Here's a good article from October 1988 recalling the fighting and posturing:
18 AT&T supporters - now known as the Archer Group - made a public commitment to pure Unix System V.4. The 18 members - Amdahl Corp, Control Data Corp, Fujitsu Ltd, Gould Computer Systems Inc, ICL Ltd, Intel Corp, Motorola Corp, NCR Corp, Ing C Olivetti & Co SpA, Prime Computer Inc, Sun Microsystems Inc, Toshiba Corp and Unisys Corp on the hardware side, joined by software companies Human Computer Resources Ltd, Informix Software Inc, Lachman Associates Inc, Micro Focus Plc and Unisoft Corp - claim to account for around 75% of the Unix systems so far sold. And although AT&T itself is not strictly speaking a member of what is effectively the AT&T Unix fan club, it is re-enforcing the move by conceding some of the main points of contention that led to the original dissatisfaction of the Hamilton Group and directly on to the formation of the Open Software Foundation in the first place.



I consulted to AT&T IS (information systems) in the late 80s, culminating with assignments at the AT&T Summit Facility





These 9 slides dated 15-Jan-1987 by RAF (Roger Faulkner) are from his AT&T Summit Facility donut talk of truss(1),
the first debugger to use the shiny-new /proc(4) facility (now taken for granted in Linux systems).
It was much more powerful than these slides describe.
Mike Scheer extended RFS (remote file system) to support debugging of remote machines directly over the network without any additional daemons or remote processes.

Had I been an early adopter, I would've gotten a certificate of /proc-tology from RAF himself!

I think I used to have lunch with him at the cafeteria. The language group was the only table with laughter and fun conversations. Most days, someone saw a new movie and shared a review. It was a fun group to hang around.
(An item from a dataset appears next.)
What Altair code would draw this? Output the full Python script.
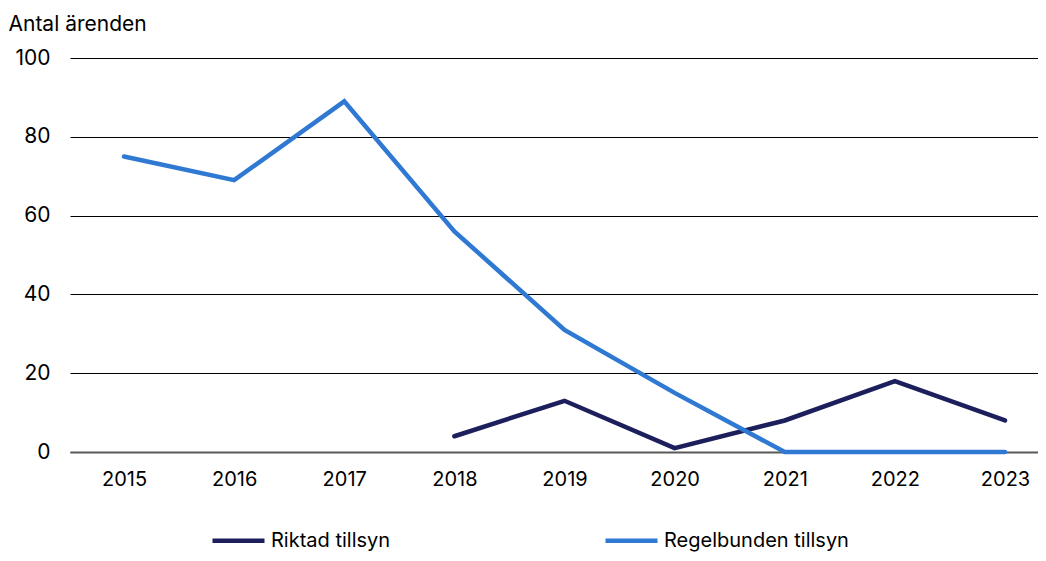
import altair as alt
import pandas as pd

years = [2015, 2016, 2017, 2018, 2019, 2020, 2021, 2022, 2023]
riktad_years = [2018, 2019, 2020, 2021, 2022, 2023]
riktad = [4, 13, 1, 8, 18, 8]
regelbunden = [75, 69, 89, 56, 31, 15, 0, 0, 0]
series_names = ["Riktad tillsyn", "Regelbunden tillsyn"]
series_colors = ["#1c1f5c", "#2f79d3"]
y_ticks = [0, 20, 40, 60, 80, 100]

rows = []
for y, v in zip(riktad_years, riktad):
    rows.append({"year": y, "value": v, "serie": series_names[0]})
for y, v in zip(years, regelbunden):
    rows.append({"year": y, "value": v, "serie": series_names[1]})
df = pd.DataFrame(rows)

FONT = "Inter"

chart = alt.Chart(df).mark_line(strokeWidth=4.5, strokeCap="round").encode(
    x=alt.X("year:Q",
            scale=alt.Scale(domain=[2014.5096, 2023.2996], nice=False, zero=False),
            axis=alt.Axis(values=years, format="d", title=None, grid=False,
                          ticks=False, domainColor="#595959", domainWidth=2,
                          labelFontSize=20, labelColor="#000000", labelPadding=17,
                          labelFont=FONT)),
    y=alt.Y("value:Q",
            scale=alt.Scale(domain=[0, 100], nice=False),
            axis=alt.Axis(values=y_ticks, title="Antal ärenden", titleAngle=0,
                          titleX=-62, titleY=-28, titleAlign="left",
                          titleBaseline="alphabetic", titleFontSize=21,
                          titleFontWeight="normal", titleColor="#000000",
                          titleFont=FONT,
                          grid=True, gridColor="#000000", gridWidth=1,
                          domain=False, ticks=False, labelFontSize=21,
                          labelColor="#000000", labelPadding=20, labelFont=FONT)),
    color=alt.Color("serie:N",
                    scale=alt.Scale(domain=series_names, range=series_colors),
                    legend=alt.Legend(title=None, orient="none", legendX=140,
                                      legendY=454, direction="horizontal",
                                      columns=2, columnPadding=205,
                                      symbolType="stroke", symbolSize=2704,
                                      symbolStrokeWidth=4.5, labelOffset=4,
                                      labelFontSize=20, labelColor="#000000",
                                      labelLimit=400, labelFont=FONT)),
    order=alt.Order("year:Q"),
).properties(
    width=968, height=394,
    autosize=alt.AutoSizeParams(type="none"),
    padding={"left": 62, "top": 50, "right": 0, "bottom": 101},
).configure_view(stroke=None)

chart.save("out.html", embed_options={"renderer": "svg", "actions": False})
Here's A brief history of /proc from Sun's perspective, by Eric Schrock.

The Pun's On You

The Unix name was a simplification of Multics, on which Unix was based.
Many Unix-like operating systems made fun of Unix, such as Mt Xinu (that's Unix TM backwars),
and Douglas Comer's Xinu (Xinu Is Not Unix).
*nix is the regular-expression to represent Unix and Unix-like systems.